The Texas Supreme Court’s Latest On Post-Employment Non-Competition Agreements
by Andrew M. Gould
In June 2011, the Texas Supreme Court published its latest decision about post-employment non-competition agreements. The decision, Marsh USA Inc. v. Cook, No. 09-0558, --- S.W.3d ---, 2011 WL 2517019 (Tex. 2011), is important and will likely impact the enforcement and enforceability of employee non-competition agreements across the state.
Marsh & McLennan Companies, Inc. sued its former managing director, Rex Cook, to enforce a restrictive covenant against him. In exchange for Cook’s promise not to compete post-employment, he received stock options. Never before had the Texas Supreme Court, or just about any Texas appellate court, held that non-compete agreements could be supported by a financial incentive like stock options. The Texas Supreme Court, however, reversed the Court of Appeals by a narrow majority, finding that the non-compete may be enforced.
The Court declared that as long as the consideration provided by the employer (here, stock options) is reasonably related to the protection of a company’s goodwill, it will be worthy of protection under the Covenants Not to Compete Act, Tex. Bus. & Com. Code § 15.50. The Supreme Court also made clear what the heart of the issue is when it comes to non-competes:
“The  core inquiry is whether the covenant contains limitations as to time, geographical area, and scope of activity to be restrained that are reasonable and do not impose a greater restraint than is necessary…”.
Since 1990, Texas non-competition law has been governed by statute (the Covenants Not To Compete Act) and, for the most part, the Texas Supreme Court’s 1994 decision in Light v.
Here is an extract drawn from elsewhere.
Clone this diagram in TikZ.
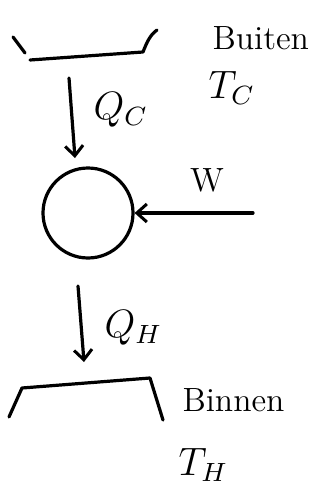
\documentclass[tikz,border=0pt]{standalone}
\usetikzlibrary{arrows.meta}
\begin{document}
\begin{tikzpicture}[x=1pt,y=-1pt,
  stroke/.style={line width=3.2pt,line cap=round,line join=round},
  flow/.style={stroke,-{Straight Barb[length=10pt,width=18pt,line width=3pt]}},
  lbl/.style={inner sep=0pt,font=\large,scale=2.8},
  big/.style={inner sep=0pt,font=\large,scale=3.3}]
\useasboundingbox[fill=white] (0,0) rectangle (321,487);
% top reservoir
\coordinate (tl1) at (13,37);
\coordinate (tl2) at (25,53);
\coordinate (ta) at (30,60);
\coordinate (tb) at (143,52);
\coordinate (tc) at (157,30);
\draw[stroke] (tl1) -- (tl2);
\draw[stroke] (ta) -- (tb) .. controls (147,42) and (150,35) .. (tc);
\node[lbl,anchor=west] (buiten) at (212,38) {Buiten};
\node[big,anchor=west] (tcl) at (208,88) {$T_C$};
% engine
\node[draw,circle,line width=3.2pt,minimum size=90pt,inner sep=0pt] (eng) at (88,213) {};
% Q_C arrow
\coordinate (qcs) at (69,78);
\coordinate (qce) at (75,158);
\draw[flow] (qcs) -- (qce);
\node[big,anchor=west] (qc) at (93,110) {$Q_C$};
% W arrow
\coordinate (ws) at (253,213);
\draw[flow] (ws) -- (eng.east);
\node[lbl,anchor=center] (w) at (207,180) {W};
% lower reservoir
\coordinate (ba) at (22,388);
\coordinate (bb) at (150,378);
\coordinate (bl) at (9,417);
\coordinate (br) at (163,420);
\draw[stroke] (bl) -- (ba) -- (bb) -- (br);
% Q_H arrow
\coordinate (qhs) at (78,286);
\coordinate (qhe) at (84,362);
\draw[flow] (qhs) -- (qhe);
\node[big,anchor=west] (qh) at (104,328) {$Q_H$};
\node[lbl,anchor=west] (binnen) at (182,400) {Binnen};
\node[big,anchor=west] (th) at (178,465) {$T_H$};
\end{tikzpicture}
\end{document}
Centel Cellular Co. of Texas, 883 S.W.2d 643. Without delving too much into the weeds, the Supreme Court in Light added technical requirements for drafting enforceable restrictions, and courts since then have spent an inordinate amount of time parsing Light’s meaning.
Since 2007, the Texas Supreme Court has moved away from the rigidity of its Light decision. First, Alex Sheshunoff Mgt. v. Johnson, 883 S.W.3d 642 (Tex. 2007), reversed the principle that the contemporaneous exchange of confidential information at the time of execution was a requirement of the law. Next came Mann Frankfort Stein & Lipp Advisors, Inc. v. Fielding, 289 S.W.3d 844 (Tex. 2009), which reversed the principle that confidential information had to be expressly promised by the employer to enforce a non-compete. Marsh further erodes Light by recognizing that even financial rewards in the form of stock options can support a non-compete.
All three cases address the conditions that Light placed on non-competes and, ultimately, conclude that the law was not intended to be what it had become. The cases likely reflect what our courts have always known: that any analysis of non-competes must involve a balancing of two interests—the right of companies to protect themselves from employees, and the right of employees to work in a profession or position of their choosing. Two cases long predating Light, for instance, illustrate these principles: Bettinger v. N. Fort Worth Ice Co., 278 S.W. 466 (Tex. Ct. App. 1925); Justin Belt v. Yost, 502 S.W.3d 681 (Tex. 1973).
There is no question that the Sheshunuff-Mann Frankfort-Marsh trilogy is significant and that now it may be easier to advise clients and litigants regarding non-competition agreements. Courts may even be more receptive to upholding them. Ultimately, however, the validity of a non-compete agreement will turn on the need for the agreement and its reasonableness, a principle that has been around for nearly 100 years, if not longer.